Here is a patch to make the counters available directly from userspace:http://git.mansr.com/?p=linux-omap;a=commitdiff;h=5170038

Thanks Måns Rullgård and Michael Zucchi !
Yes, gettimeofday() needs much more cycles and granularity might be
too big.
Could you share me more one how to use MRC instruction to read some
cycle counter? e.g. which counter, how? 50 cycle overhead looks ok
for me.

BTW, I must clarify that "heavy" in my context is that :usage step is
not very easy, since I must communicate PMU via kernel module, the
usage mode is some how "heavy", which need more code and debugging
than read register directly from user space..... I know the overhead
of PMU is light. :slight_smile:

I prefer some counter not lived inside PMU, while if there isn't any
choice beside PMU, I will try PMU cycle counter. For the patch of
usage space visiting of PMU, need I re-compile kernel? or it is
already up-streamed? Is there any usage example?

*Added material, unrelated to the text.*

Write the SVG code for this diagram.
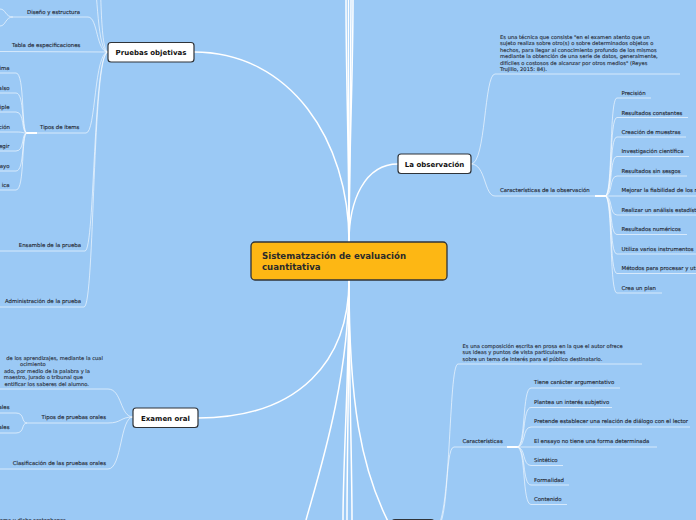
<svg xmlns="http://www.w3.org/2000/svg" width="696" height="520" viewBox="0 0 696 520">
<style>
.bg{fill:#9BC9F5}
.main{fill:none;stroke:#ffffff;stroke-width:1.5}
.sub{fill:none;stroke:#ffffff;stroke-opacity:0.6;stroke-width:1}
.hl{stroke:#ffffff;stroke-width:2}
.t{font-family:"DejaVu Sans",Verdana,sans-serif;font-size:5.4px;fill:#1f2630;stroke:#1f2630;stroke-width:0.12}
.d{font-family:"DejaVu Sans",Verdana,sans-serif;font-size:5.2px;fill:#1f2630;stroke:#1f2630;stroke-width:0.1}
.nb{fill:#ffffff;stroke:#2f3338;stroke-width:1.2}
.nt{font-family:"DejaVu Sans",Verdana,sans-serif;font-size:7px;font-weight:bold;fill:#111;text-anchor:middle}
.ct{font-family:"DejaVu Sans",Verdana,sans-serif;font-size:8.6px;font-weight:bold;fill:#2a2a2a}
</style>
<rect class="bg" x="0" y="0" width="696" height="520"/>
<g id="connectors">
<path class="main" d="M349,242 C349,150 346,80 346,0"/>
<path class="main" d="M349,242 C349,150 348,80 348.5,0"/>
<path class="main" d="M349,242 C349,150 351,80 351,0"/>
<path class="main" d="M349,242 C349,150 353,80 353,0"/>
<path class="main" d="M349,280 C349,380 320,470 306,520"/>
<path class="main" d="M349,280 C349,380 343,460 343,520"/>
<path class="main" d="M349,280 C349,380 347,460 347,520"/>
<path class="main" d="M349,280 C349,380 352,460 352,520"/>
<path class="main" d="M349,280 C349,400 360,470 392,529"/>
<path class="main" d="M194,52 C290,52 349,140 349,242"/>
<path class="main" d="M198,418 C300,418 349,360 349,280"/>
<path class="main" d="M398,164 C365,164 349,200 349,242"/>
<path class="sub" d="M108,52 C97,52 98,-10 93,-30"/>
<path class="sub" d="M108,52 C100,52 101,-20 99,-60"/>
<path class="sub" d="M108,52 C96,52 98,17 88,17 L13,17"/>
<path class="sub" d="M13,17 C5,17 6,9 0,9"/>
<path class="sub" d="M13,17 C5,17 6,26 0,26"/>
<path class="sub" d="M108,52 L0,51.5"/>
<path class="sub" d="M108,52 C94,52 96,133 86,133 L27,133"/>
<path class="sub" d="M108,52 C93,52 95,251 85,251 L0,251"/>
<path class="sub" d="M108,52 C92,52 95,307 84,307 L0,307"/>
<path class="sub" d="M27,133 C21,133 25,73 16,73 L0,73"/>
<path class="sub" d="M27,133 C21,133 25,93 16,93 L0,93"/>
<path class="sub" d="M27,133 C21,133 25,112 16,112 L0,112"/>
<path class="sub" d="M27,133 C21,133 25,132 16,132 L0,132"/>
<path class="sub" d="M27,133 C21,133 25,151 16,151 L0,151"/>
<path class="sub" d="M27,133 C21,133 25,171 16,171 L0,171"/>
<path class="sub" d="M27,133 C21,133 25,190 16,190 L0,190"/>
<line class="hl" x1="27" y1="133" x2="37" y2="133"/>
<path class="sub" d="M133,417 C120,417 122,389 108,389 L0,389"/>
<path class="sub" d="M133,417 C120,417 122,423 108,423 L27,423"/>
<path class="sub" d="M133,417 C120,417 122,469 108,469 L0,469"/>
<path class="sub" d="M27,423 C21,423 25,413 16,413 L0,413"/>
<path class="sub" d="M27,423 C21,423 25,433 16,433 L0,433"/>
<path class="sub" d="M471,164 C486,164 484,74 495,74 L680,74"/>
<path class="sub" d="M471,164 C486,164 484,196 495,196 L605,196"/>
<line class="hl" x1="595" y1="196" x2="605" y2="196"/>
<path class="sub" d="M605,196 C613,196 609,98 617,98 L651,98"/>
<path class="sub" d="M605,196 C613,196 609,117.5 617,117.5 L688,117.5"/>
<path class="sub" d="M605,196 C613,196 609,137 617,137 L686,137"/>
<path class="sub" d="M605,196 C613,196 609,156.5 617,156.5 L689,156.5"/>
<path class="sub" d="M605,196 C613,196 609,176 617,176 L687,176"/>
<path class="sub" d="M605,196 L696,196"/>
<path class="sub" d="M605,196 C613,196 609,215 617,215 L696,215"/>
<path class="sub" d="M605,196 C613,196 609,234.5 617,234.5 L687,234.5"/>
<path class="sub" d="M605,196 C613,196 609,254 617,254 L696,254"/>
<path class="sub" d="M605,196 C613,196 609,273.5 617,273.5 L696,273.5"/>
<path class="sub" d="M605,196 C613,196 609,293 617,293 L662,293"/>
<path class="sub" d="M434,530 C452,530 448,364 458,364 L642,364"/>
<path class="sub" d="M434,530 C450,530 444,447 454,447 L517,447"/>
<line class="hl" x1="507" y1="447" x2="517" y2="447"/>
<path class="sub" d="M517,447 C526,447 522,388 531,388 L620,388"/>
<path class="sub" d="M517,447 C526,447 522,407.5 531,407.5 L612,407.5"/>
<path class="sub" d="M517,447 C526,447 522,427 531,427 L690,427"/>
<path class="sub" d="M517,447 L657,447"/>
<path class="sub" d="M517,447 C526,447 522,465.5 531,465.5 L563,465.5"/>
<path class="sub" d="M517,447 C526,447 522,485 531,485 L569,485"/>
<path class="sub" d="M517,447 C526,447 522,504.5 531,504.5 L567,504.5"/>
</g>
<g id="central">
<rect x="251" y="242" width="196" height="38" rx="4" fill="#FDB714" stroke="#2f3338" stroke-width="1.3"/>
<text class="ct" x="262" y="259">Sistematzación de evaluación</text>
<text class="ct" x="262" y="270">cuantitativa</text>
</g>
<g id="pruebas-objetivas">
<rect class="nb" x="108" y="42.5" width="86" height="19.5" rx="3"/>
<text class="nt" x="151" y="55">Pruebas objetivas</text>
</g>
<g id="la-observacion">
<rect class="nb" x="398" y="154" width="73" height="19.5" rx="3"/>
<text class="nt" x="434.5" y="166.5">La observación</text>
</g>
<g id="examen-oral">
<rect class="nb" x="133" y="408" width="65" height="19.5" rx="3"/>
<text class="nt" x="165.5" y="420.5">Examen oral</text>
</g>
<g id="ensayo">
<rect class="nb" x="392" y="519.5" width="42" height="20" rx="3"/>
</g>
<g id="pruebas-children">
<text class="t" x="27" y="14">Diseño y estructura</text>
<text class="t" x="12" y="47">Tabla de especificaciones</text>
<text class="t" x="40" y="129">Tipos de ítems</text>
<text class="t" x="81" y="247" text-anchor="end">Ensamble de la prueba</text>
<text class="t" x="81" y="303" text-anchor="end">Administración de la prueba</text>
</g>
<g id="tipos-items-children">
<text class="t" x="9.5" y="69.5" text-anchor="end">ima</text>
<text class="t" x="9.5" y="89.5" text-anchor="end">also</text>
<text class="t" x="9.5" y="108.5" text-anchor="end">iple</text>
<text class="t" x="10" y="128.5" text-anchor="end">ción</text>
<text class="t" x="9.5" y="147.5" text-anchor="end">egir</text>
<text class="t" x="9.5" y="167.5" text-anchor="end">ayo</text>
<text class="t" x="9.5" y="186.5" text-anchor="end">ica</text>
</g>
<g id="examen-children">
<text class="d" x="103" y="359.5" text-anchor="end">de los aprendizajes, mediante la cual</text>
<text class="d" x="20" y="366">ocimiento</text>
<text class="d" x="90" y="372.5" text-anchor="end">ado, por medio de la palabra y la</text>
<text class="d" x="83" y="379" text-anchor="end">maestro, jurado o tribunal que</text>
<text class="d" x="89" y="385.5" text-anchor="end">entificar los saberes del alumno.</text>
<text class="t" x="106" y="419" text-anchor="end">Tipos de pruebas orales</text>
<text class="t" x="9.5" y="409" text-anchor="end">ales</text>
<text class="t" x="9.5" y="429" text-anchor="end">ales</text>
<text class="t" x="106" y="465" text-anchor="end">Clasificación de las pruebas orales</text>
<text class="d" x="66" y="522" text-anchor="end">tema y dicho sostenbanza</text>
</g>
<g id="observacion-children">
<text class="d" x="500" y="38.5">Es una técnica que consiste "en el examen atento que un</text>
<text class="d" x="500" y="45">sujeto realiza sobre otro(s) o sobre determinados objetos o</text>
<text class="d" x="500" y="51.5">hechos, para llegar al conocimiento profundo de los mismos</text>
<text class="d" x="500" y="58">mediante la obtención de una serie de datos, generalmente,</text>
<text class="d" x="500" y="64.5">difíciles o costosos de alcanzar por otros medios" (Reyes</text>
<text class="d" x="500" y="71">Trujillo, 2015: 84).</text>
<text class="t" x="500" y="192">Características de la observación</text>
<text class="t" x="621.5" y="95">Precisión</text>
<text class="t" x="621.5" y="114.5">Resultados constantes</text>
<text class="t" x="621.5" y="134">Creación de muestras</text>
<text class="t" x="621.5" y="153">Investigación científica</text>
<text class="t" x="621.5" y="173">Resultados sin sesgos</text>
<text class="t" x="621.5" y="192">Mejorar la fiabilidad de los resultados</text>
<text class="t" x="621.5" y="212">Realizar un análisis estadístico</text>
<text class="t" x="621.5" y="231">Resultados numéricos</text>
<text class="t" x="621.5" y="251">Utiliza varios instrumentos</text>
<text class="t" x="621.5" y="270">Métodos para procesar y utilizar datos</text>
<text class="t" x="621.5" y="290">Crea un plan</text>
</g>
<g id="ensayo-children">
<text class="d" x="462.5" y="347.5">Es una composición escrita en prosa en la que el autor ofrece</text>
<text class="d" x="462.5" y="354">sus ideas y puntos de vista particulares</text>
<text class="d" x="462.5" y="360.5">sobre un tema de interés para el público destinatario.</text>
<text class="t" x="462.5" y="443">Características</text>
<text class="t" x="534" y="384">Tiene carácter argumentativo</text>
<text class="t" x="534" y="403.5">Plantea un interés subjetivo</text>
<text class="t" x="534" y="423">Pretende establecer una relación de diálogo con el lector</text>
<text class="t" x="534" y="443">El ensayo no tiene una forma determinada</text>
<text class="t" x="534" y="462">Sintético</text>
<text class="t" x="534" y="482">Formalidad</text>
<text class="t" x="534" y="501">Contenido</text>
</g>
</svg>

To use the cycle counter from userspace, apply the patch linked above,
enable the new config option and rebuild the kernel. In your app, use
these functions to access the counter:

static inline void ccnt_start(void)
{
    __asm__ volatile ("mcr p15, 0, %0, c9, c12, 1" :: "r"(1<<31));
}

static inline void ccnt_stop(void)
{
    __asm__ volatile ("mcr p15, 0, %0, c9, c12, 2" :: "r"(1<<31));
}

static inline unsigned ccnt_read(void)
{
    unsigned cc;
    __asm__ volatile ("mrc p15, 0, %0, c9, c13, 0" : "=r"(cc));
    return cc;
}

static inline void ccnt_init(void)
{
    ccnt_stop();
    __asm__ volatile ("mcr p15, 0, %0, c9, c12, 0" :: "r"(5));
}

If you don't stop the counter after you're done with it, oprofile will
be unhappy, should you wish to use it. Needless to say, using this
while oprofile is running is not a good idea.